Short task =>
Write out the full listing exactly as given, minus the images.

Data =>
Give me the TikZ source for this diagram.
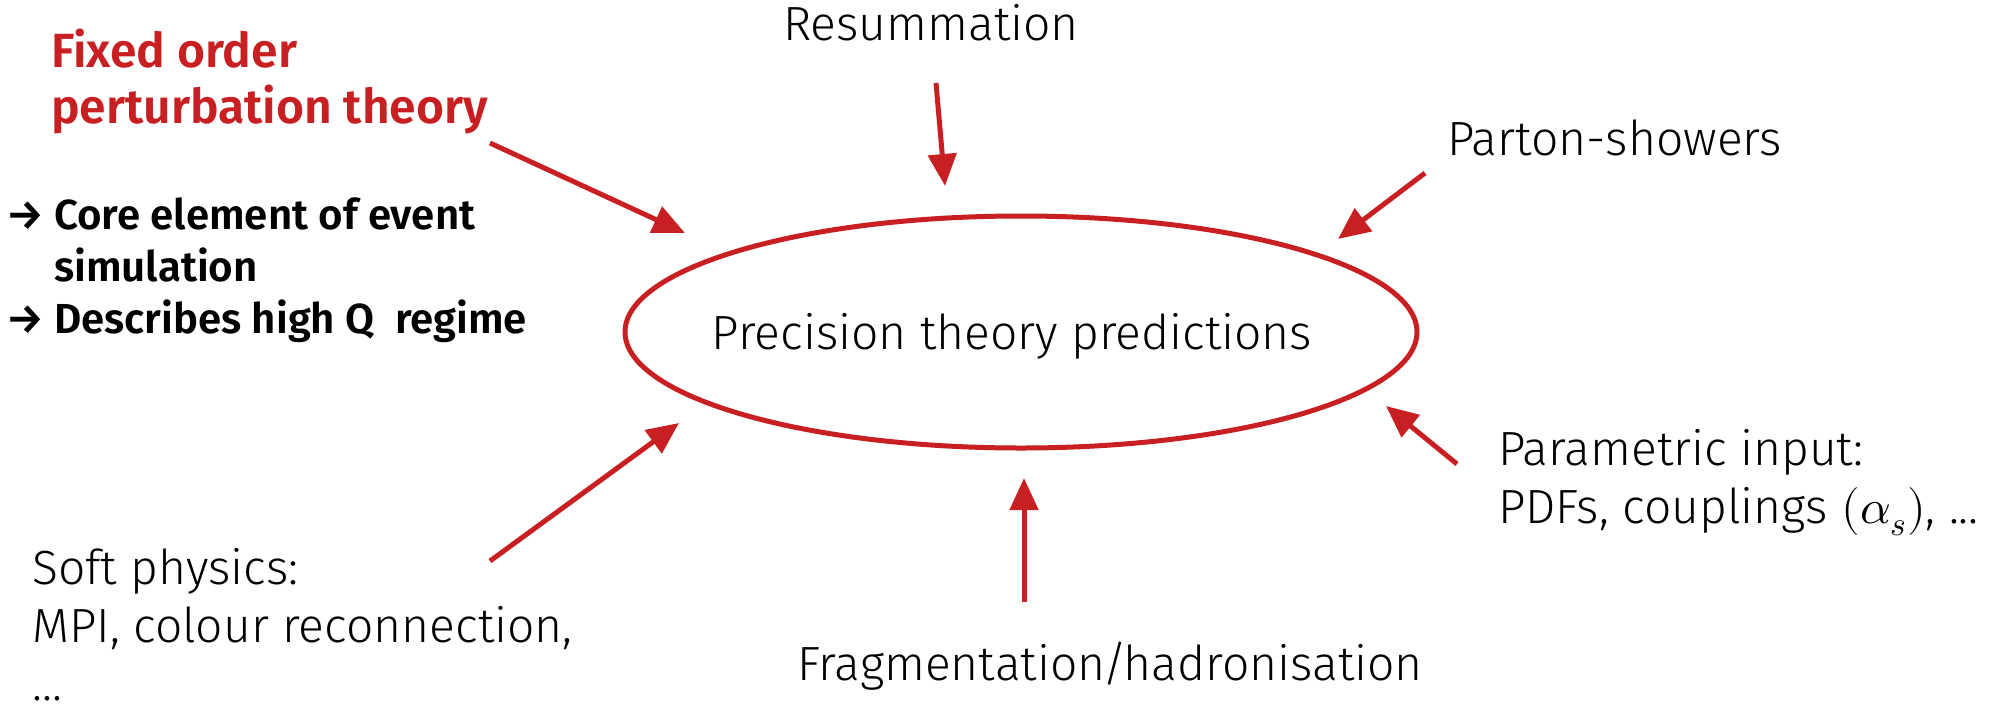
\documentclass[tikz,border=0pt]{standalone}
\usepackage{fontspec}
\usepackage{unicode-math}
\setmainfont{Fira Sans Light}[BoldFont={Fira Sans SemiBold}]
\setmathfont{Latin Modern Math}
\usetikzlibrary{arrows.meta,shapes.geometric}
\definecolor{cred}{RGB}{200,32,34}
\tikzset{
  txt/.style={inner sep=0pt, align=left, font=\fontsize{48}{58}\selectfont},
  arr/.style={draw=cred, line width=5pt, -{Triangle[length=32pt,width=28pt]}, shorten >=0pt},
}
\begin{document}
\begin{tikzpicture}[x=1pt,y=-1pt]
\useasboundingbox (0,0) rectangle (2008,705);
\node[draw=cred, line width=5pt, ellipse, minimum width=792pt, minimum height=232pt, inner sep=0pt] (ell) at (1021,332) {};
\node[txt] (prec) at (1012,336) {Precision theory predictions};
\node[txt, anchor=west, text=cred, font=\fontsize{48}{56}\selectfont\bfseries] (fixed) at (51,82) {Fixed order\\perturbation theory};
\node[txt, anchor=west, font=\fontsize{42}{52}\selectfont\bfseries] (core) at (6,270) {→ Core element of event\\\hphantom{→ }simulation\\→ Describes high Q\ \ regime};
\node[txt] (resum) at (931,23) {Resummation};
\node[txt, anchor=west] (parton) at (1447,138) {Parton-showers};
\node[txt, anchor=west] (param) at (1498,483) {Parametric input:\\PDFs, couplings $(\alpha_s)$, ...};
\node[txt, anchor=west] (soft) at (32,625) {Soft physics:\\MPI, colour reconnection,\\...};
\node[txt] (frag) at (1110,666) {Fragmentation\kern-0.07em/\kern-0.07em hadronisation};
\coordinate (a1s) at (490,143); \coordinate (a1e) at (685,233);
\coordinate (a2s) at (936,83);  \coordinate (a2e) at (945,186);
\coordinate (a3s) at (1425,173); \coordinate (a3e) at (1338,239);
\coordinate (a4s) at (1457,464); \coordinate (a4e) at (1386,406);
\coordinate (a5s) at (490,561); \coordinate (a5e) at (679,423);
\coordinate (a6s) at (1024,602); \coordinate (a6e) at (1024,478);
\draw[arr] (a1s) -- (a1e);
\draw[arr] (a2s) -- (a2e);
\draw[arr] (a3s) -- (a3e);
\draw[arr] (a4s) -- (a4e);
\draw[arr] (a5s) -- (a5e);
\draw[arr] (a6s) -- (a6e);
\end{tikzpicture}
\end{document}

Solution to this task =>
Give me the TikZ source for this diagram.
\documentclass[tikz,border=0pt]{standalone}
\usepackage{fontspec}
\usepackage{unicode-math}
\setmainfont{Fira Sans Light}[BoldFont={Fira Sans SemiBold}]
\setmathfont{Latin Modern Math}
\usetikzlibrary{arrows.meta,shapes.geometric}
\definecolor{cred}{RGB}{200,32,34}
\tikzset{
  txt/.style={inner sep=0pt, align=left, font=\fontsize{48}{58}\selectfont},
  arr/.style={draw=cred, line width=5pt, -{Triangle[length=32pt,width=28pt]}, shorten >=0pt},
}
\begin{document}
\begin{tikzpicture}[x=1pt,y=-1pt]
\useasboundingbox (0,0) rectangle (2008,705);
\node[draw=cred, line width=5pt, ellipse, minimum width=792pt, minimum height=232pt, inner sep=0pt] (ell) at (1021,332) {};
\node[txt] (prec) at (1012,336) {Precision theory predictions};
\node[txt, anchor=west, text=cred, font=\fontsize{48}{56}\selectfont\bfseries] (fixed) at (51,82) {Fixed order\\perturbation theory};
\node[txt, anchor=west, font=\fontsize{42}{52}\selectfont\bfseries] (core) at (6,270) {→ Core element of event\\\hphantom{→ }simulation\\→ Describes high Q\ \ regime};
\node[txt] (resum) at (931,23) {Resummation};
\node[txt, anchor=west] (parton) at (1447,138) {Parton-showers};
\node[txt, anchor=west] (param) at (1498,483) {Parametric input:\\PDFs, couplings $(\alpha_s)$, ...};
\node[txt, anchor=west] (soft) at (32,625) {Soft physics:\\MPI, colour reconnection,\\...};
\node[txt] (frag) at (1110,666) {Fragmentation\kern-0.07em/\kern-0.07em hadronisation};
\coordinate (a1s) at (490,143); \coordinate (a1e) at (685,233);
\coordinate (a2s) at (936,83);  \coordinate (a2e) at (945,186);
\coordinate (a3s) at (1425,173); \coordinate (a3e) at (1338,239);
\coordinate (a4s) at (1457,464); \coordinate (a4e) at (1386,406);
\coordinate (a5s) at (490,561); \coordinate (a5e) at (679,423);
\coordinate (a6s) at (1024,602); \coordinate (a6e) at (1024,478);
\draw[arr] (a1s) -- (a1e);
\draw[arr] (a2s) -- (a2e);
\draw[arr] (a3s) -- (a3e);
\draw[arr] (a4s) -- (a4e);
\draw[arr] (a5s) -- (a5e);
\draw[arr] (a6s) -- (a6e);
\end{tikzpicture}
\end{document}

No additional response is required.